What if you've outgrown one vehicle?
Now that our boys are older and both have been driving awhile, trips within 4-5 hours away have become two vehicle trips. The boys will typically pile in the oldest one's truck and follow my husband, daughter, and myself.
Aside from the space-saving benefit, it also gives them some boy time which is much rarer as older teens.
Tip #5: Plan for pit stops when traveling with teens.
Inevitably, someone will have to use the bathroom during your drive time. If you're lucky and time it well, everyone can take advantage of one stop, avoiding the hassle of several stops within a shorter mile range.
Try planning pit stops with gas fill-ups. Most teens can handle three to four hours without a stop. When you're ready for a fuel up, go ahead and have everyone hit the restrooms at that point, even if they say they don't need to. This will help cut down on travel time and unnecessary extra stops.
Use this as an opportunity for a good stretch as well. Set aside 10-15 minutes for these stops to ensure everyone has had a chance to get their needed break before hitting the road again.
Tip #6: Feet can make or break the trip…and it’s not just the boys!
There’s something cozy about being able to kick off your shoes on a long trip.
Unfortunately, for those in the car with us, it may not be such a grand experience. Our feet breed stench. Teenagers breed stench. With the two combined, the trip just might be unbearable.
Encourage your teens to choose shoes they can easily slide off and on that won’t keep their feet stuffy and sweaty when they have them on. This will help cut down on any unwanted odors, at least from their feet.
What about once you’ve arrived at your destination? Here are a few more tips for traveling with teens.
How do you keep your teens engaged and interested? What plans do you have? Where are you staying? Will you cook meals or eat out? Will there be a daily routine?
Let your teens in on the plans so the surprises (complaints) are minimal. If you’re willing, let them in on some of the planning and decision-making.
Tip #7: Sleeping arrangements should be comfortable for all.
We, as parents (or grandparents), have earned every right to the biggest bedroom or the most comfortable bed.
Whether you are staying in a hotel, a vacation home, or your RV, comfort is important…for the kids too.
Your teens may have grown a foot since your last trip. Make sure they have plenty of space to stretch out. Getting the best rest will be great for everyone. Make their space as teen-friendly as possible.
Tip #8: Speaking of space, give them some time of their own…in their space.
Oftentimes, we think we need to have every single minute planned with entertainment and excitement. In reality, even on vacation, we all still need some downtime.
Make sure you are setting aside time for your family to just spend time together without the hustle and bustle of vacation excitement.
Offer some individual time as well. A little quiet time or privacy can go a long way to making trips more bearable and fun.
Let your teen enjoy their space with some screen time, a good book, maybe some drawing, or whatever else interests them.
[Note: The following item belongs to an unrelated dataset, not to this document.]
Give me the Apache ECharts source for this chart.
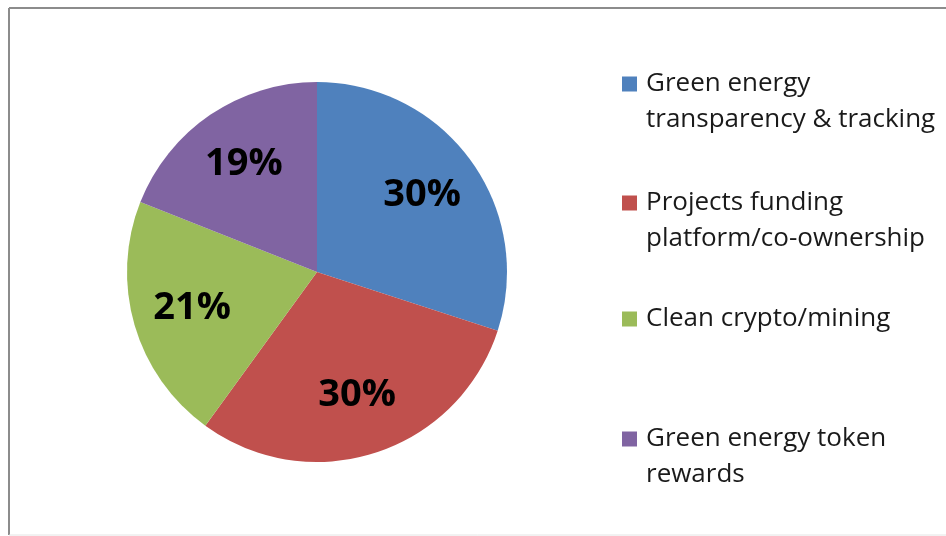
<!DOCTYPE html>
<html>
<head>
<meta charset="utf-8">
<script src="https://cdn.jsdelivr.net/npm/echarts@6/dist/echarts.min.js"></script>
<style>
  html, body { margin: 0; padding: 0; background: #fff; }
  #chart { width: 946px; height: 536px; }
</style>
</head>
<body>
<div id="chart"></div>
<script>
const NAMES = [
    'Green energy\ntransparency & tracking',
    'Projects funding\nplatform/co-ownership',
    'Clean crypto/mining',
    'Green energy token\nrewards'
];
const VALUES = [30, 30, 21, 19];
const COLORS = ['#4F81BD', '#C0504D', '#9BBB59', '#8064A2'];
// icon centre y of each legend entry
const LEGEND_Y = [84, 203, 319, 439];

const FONT = 'Open Sans';
const chart = echarts.init(document.getElementById('chart'));

const pieData = NAMES.map((n, i) => ({ name: n, value: VALUES[i] }));

// one legend per entry, Excel spaces them unevenly.
// two-line names get a blank first line so the icon sits on the first text line
const legends = NAMES.map((n, i) => {
    const twoLine = n.indexOf('\n') >= 0;
    return {
        data: [n],
        orient: 'vertical',
        left: 617,
        top: LEGEND_Y[i] - (twoLine ? 54 : 18) - 5,
        icon: 'rect',
        itemWidth: 15,
        itemHeight: 15,
        itemGap: 0,
        selectedMode: false,
        formatter: name => (twoLine ? ' \n' : '') + name,
        textStyle: {
            fontFamily: FONT,
            fontSize: 26,
            color: '#1a1a1a',
            lineHeight: 36,
            padding: [0, 0, 0, 4]
        }
    };
});

const options = {
    animation: false,
    color: COLORS,
    legend: legends,
    graphic: [
        { type: 'line', shape: { x1: 9, y1: 8, x2: 946, y2: 8 }, style: { stroke: '#8c8c8c', lineWidth: 2 } },
        { type: 'line', shape: { x1: 9, y1: 8, x2: 9, y2: 535 }, style: { stroke: '#8c8c8c', lineWidth: 2 } },
        { type: 'line', shape: { x1: 9, y1: 535, x2: 946, y2: 535 }, style: { stroke: '#e4e4e4', lineWidth: 1 } }
    ],
    series: [
        {
            type: 'pie',
            center: [317, 272],
            radius: 190,
            startAngle: 90,
            data: pieData,
            label: { show: false },
            labelLine: { show: false },
            emphasis: { disabled: true }
        },
        {
            // invisible ring only to place the labels further out
            type: 'pie',
            center: [317, 272],
            radius: [64, 190],
            startAngle: 90,
            silent: true,
            data: pieData,
            itemStyle: { color: 'rgba(0,0,0,0)' },
            label: {
                show: true,
                position: 'inside',
                formatter: p => p.value + '%',
                fontFamily: FONT,
                fontWeight: 'bold',
                fontSize: 38,
                color: '#000'
            },
            labelLine: { show: false },
            emphasis: { disabled: true }
        }
    ]
};
chart.setOption(options, true);
</script>
</body>
</html>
Don’t think you have to overplan to keep them occupied. That can actually be counterproductive!
Tip #9: Keep it interesting.
While downtime is necessary for all, we take road trips and vacations to get away from normal life and enjoy things we may not be able to enjoy otherwise.
When planning special adventures when traveling with teens, keep them in mind. Avoid planning activities that are too childish or too adult.
Consider music concerts, comedy shows (be sure to check the lineup to get an idea of age-appropriate material), animal adventures, and entertainment that suits your family and teens.
Tip #10: Set everyone up for fun with flexibility.
Even if you have a specific or rigid schedule, keep things flexible enough for easy changes. Inevitably, something will go wrong and you’ll need to adjust plans. Going into your trip with that in mind can cut down on stress for you and your teens.
If you are traveling with teens, you want your road trip to be less work and more fun for all. Avoid unnecessary stress by trying these tips on your next trip. You and your teens (or teen grandkids) will benefit! Now…go make some memories!
Will you be traveling with teens anytime soon?